The people I have met

have been truly nice. And here is an incomplete list, in no particular order.

  • I once reached Ddun at an ungodly hour when I returned from a field trip. The rickshaw-wallah agreed to take me to my corner of the town without haggling over price, and those of you who have travelled in any of the larger cities in India know what a miracle this is. I reached home, and paid my fare. He waited till I unlocked the gate and got safely inside before driving off. That was such a lovely, non-intrusive, and good thing to do. I don’t know his name, never saw his face. But he made me feel a whole lot better about Ddun.
  • The chap I buy veggies from. It’s not like we are bosom friends now, but his is a friendly face I know and someone to chat to.
  • A family of five who were crammed into a three-seat bench on a bus, but still made space for me.

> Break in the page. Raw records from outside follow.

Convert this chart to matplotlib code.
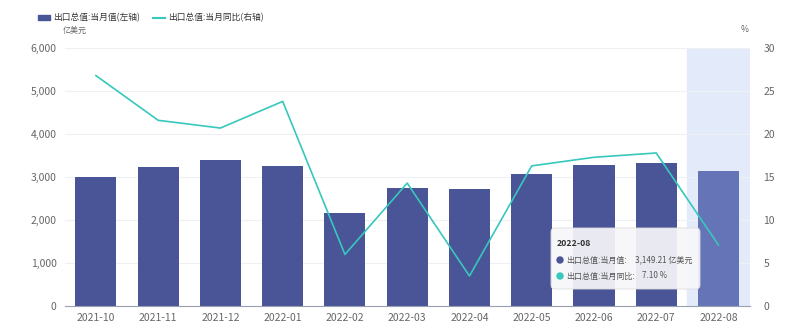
import matplotlib
matplotlib.use("Agg")
import matplotlib.pyplot as plt
from matplotlib.patches import FancyBboxPatch, Rectangle
from matplotlib.lines import Line2D

plt.rcParams['font.family'] = ['Noto Sans CJK SC', 'DejaVu Sans']

categories = ["2021-10", "2021-11", "2021-12", "2022-01", "2022-02", "2022-03",
              "2022-04", "2022-05", "2022-06", "2022-07", "2022-08"]
export_value = [2996, 3240, 3400, 3265, 2170, 2750, 2730, 3060, 3290, 3330, 3149.21]
export_yoy = [26.8, 21.6, 20.7, 23.8, 6.0, 14.3, 3.5, 16.3, 17.3, 17.8, 7.10]
left_ticks = [0, 1000, 2000, 3000, 4000, 5000, 6000]
right_ticks = [0, 5, 10, 15, 20, 25, 30]

bar_color = "#4a5598"
hl_bar_color = "#6574b6"
line_color = "#36c8bc"
tick_color = "#666666"

fig = plt.figure(figsize=(8, 3.27), dpi=100)
ax = fig.add_axes([0.081, 0.064, 0.856, 0.789])
ax2 = ax.twinx()
ax.set_zorder(1)
ax2.set_zorder(2)
ax.patch.set_visible(False)

x = list(range(len(categories)))
hl = len(categories) - 1
ax.axvspan(hl - 0.5, hl + 0.5, color="#e3ebfb", zorder=0)
colors = [bar_color] * len(categories)
colors[hl] = hl_bar_color
ax.bar(x, export_value, width=0.66, color=colors, zorder=2)

ax.set_xlim(-0.5, len(categories) - 0.5)
ax.set_ylim(0, 6000)
ax.set_yticks(left_ticks)
ax.set_yticklabels([f"{v:,}" for v in left_ticks])
ax.set_xticks(x)
ax.set_xticklabels(categories)
ax.grid(axis="y", color="#eef0f6", linewidth=0.8, zorder=0)
ax.set_axisbelow(True)

for a in (ax, ax2):
    for s in a.spines.values():
        s.set_visible(False)
ax.spines["bottom"].set_visible(True)
ax.spines["bottom"].set_color("#9aa0b4")
ax.tick_params(axis="both", length=0, labelsize=7.5, colors=tick_color, pad=6)
ax.tick_params(axis="x", pad=5)

ax2.plot(x, export_yoy, color=line_color, linewidth=1.2, zorder=3)
ax2.set_ylim(0, 30)
ax2.set_yticks(right_ticks)
ax2.set_yticklabels([str(v) for v in right_ticks])
ax2.tick_params(axis="y", length=0, labelsize=7.5, colors=tick_color, pad=10)

fig.text(63 / 800, 297 / 327, "亿美元", fontsize=5.8, color=tick_color, ha="left", va="center")
fig.text(749 / 800, 297 / 327, "%", fontsize=6.2, color=tick_color, ha="right", va="center")

# legend
handles = [Rectangle((0, 0), 1, 1, color=bar_color),
           Line2D([0], [0], color=line_color, linewidth=1.5)]
fig.legend(handles, ["出口总值:当月值(左轴)", "出口总值:当月同比(右轴)"],
           loc="center left", bbox_to_anchor=(38 / 800, 309 / 327), ncol=2, frameon=False,
           fontsize=6.3, handlelength=1.35, handleheight=0.5, columnspacing=1.5,
           handletextpad=0.35, labelcolor="#333333", borderpad=0, borderaxespad=0)

# tooltip
tip = FancyBboxPatch((551, 38), 149, 61, boxstyle="round,pad=0,rounding_size=4",
                     transform=None, facecolor=(0.97, 0.97, 0.98, 0.92), edgecolor="#dddddd",
                     linewidth=0.6, zorder=10)
fig.patches.append(tip)
fig.text(557 / 800, 84 / 327, categories[hl], fontsize=6.3, fontweight="bold",
         color="#333333", va="center", ha="left", zorder=11)
fig.patches.append(plt.Circle((560, 67), 3, transform=None, color=bar_color, zorder=11))
fig.text(566 / 800, 67 / 327, "出口总值:当月值:", fontsize=5.8,
         color="#555555", va="center", ha="left", zorder=11)
fig.text(635 / 800, 67 / 327, f"{export_value[hl]:,.2f} 亿美元", fontsize=5.8,
         color="#555555", va="center", ha="left", zorder=11)
fig.patches.append(plt.Circle((560, 51), 3, transform=None, color=line_color, zorder=11))
fig.text(566 / 800, 51 / 327, "出口总值:当月同比:", fontsize=5.8,
         color="#555555", va="center", ha="left", zorder=11)
fig.text(642 / 800, 51 / 327, f"{export_yoy[hl]:.2f} %", fontsize=5.8,
         color="#555555", va="center", ha="left", zorder=11)

fig.savefig("out.png", dpi=100)
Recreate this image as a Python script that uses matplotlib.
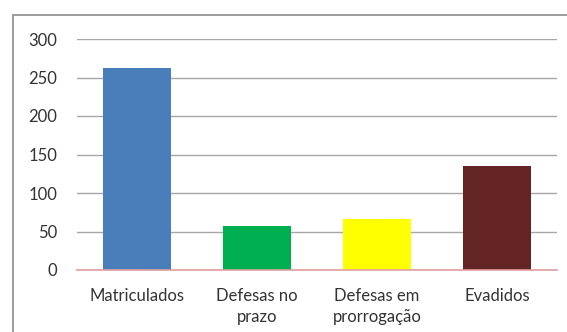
import matplotlib
matplotlib.use("Agg")
import matplotlib.pyplot as plt
from matplotlib.patches import Rectangle

categories = ["Matriculados", "Defesas no\nprazo", "Defesas em\nprorrogação", "Evadidos"]
values = [262, 57, 66, 135]
colors = ["#4a7ebb", "#00b050", "#ffff00", "#632423"]
yticks = [0, 50, 100, 150, 200, 250, 300]

plt.rcParams['font.family'] = ['Lato', 'DejaVu Sans']

W, H = 567, 332
fig = plt.figure(figsize=(W / 100, H / 100), dpi=100)
fig.patch.set_facecolor("white")

# outer chart frame
fig.patches.append(Rectangle((13 / W, -0.1), 1.2, (H - 15) / H + 0.1,
                             transform=fig.transFigure, fill=False,
                             edgecolor="#8c8c8c", linewidth=1.2))

ax = fig.add_axes([77 / W, (H - 270) / H, (557 - 77) / W, (270 - 39) / H])
x = range(len(categories))
ax.bar(x, values, width=0.56, color=colors, zorder=3)
ax.set_xlim(-0.5, len(categories) - 0.5)
ax.set_ylim(0, 300)
ax.set_yticks(yticks)
ax.set_xticks(list(x))
ax.set_xticklabels(categories, fontsize=12, color="#333333", linespacing=1.4)
ax.tick_params(axis="y", labelsize=12, colors="#333333", length=0, pad=14)
ax.tick_params(axis="x", length=0, pad=13)
ax.grid(axis="y", color="#a6a6a6", linewidth=1.0, zorder=0)
for s in ["top", "right", "left"]:
    ax.spines[s].set_visible(False)
ax.spines["bottom"].set_color("#e0a0a0")
ax.spines["bottom"].set_linewidth(1.2)
ax.spines["bottom"].set_zorder(4)

fig.savefig("out.png", dpi=100)
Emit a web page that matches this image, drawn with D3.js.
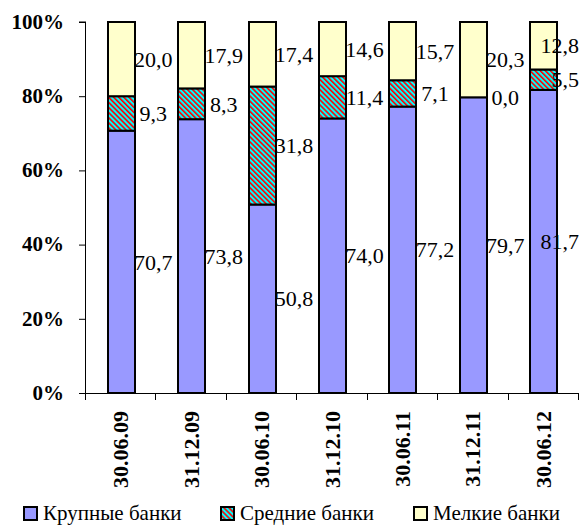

  • Owner of the Vishwakarma Lodge at Ghat. She did not like me, or trust this strange-talking, backpack carrying solo woman traveller, but I liked her. She was an immensely confident, hardworking, and gutsy woman in a tough place. It is perhaps not very politically correct, but I need to mention that she is a Muslim woman in the Land of the (Hindu) Gods, where most of the women, irrespective of religion, are in purdah. My sis would have really liked her- we need to go there.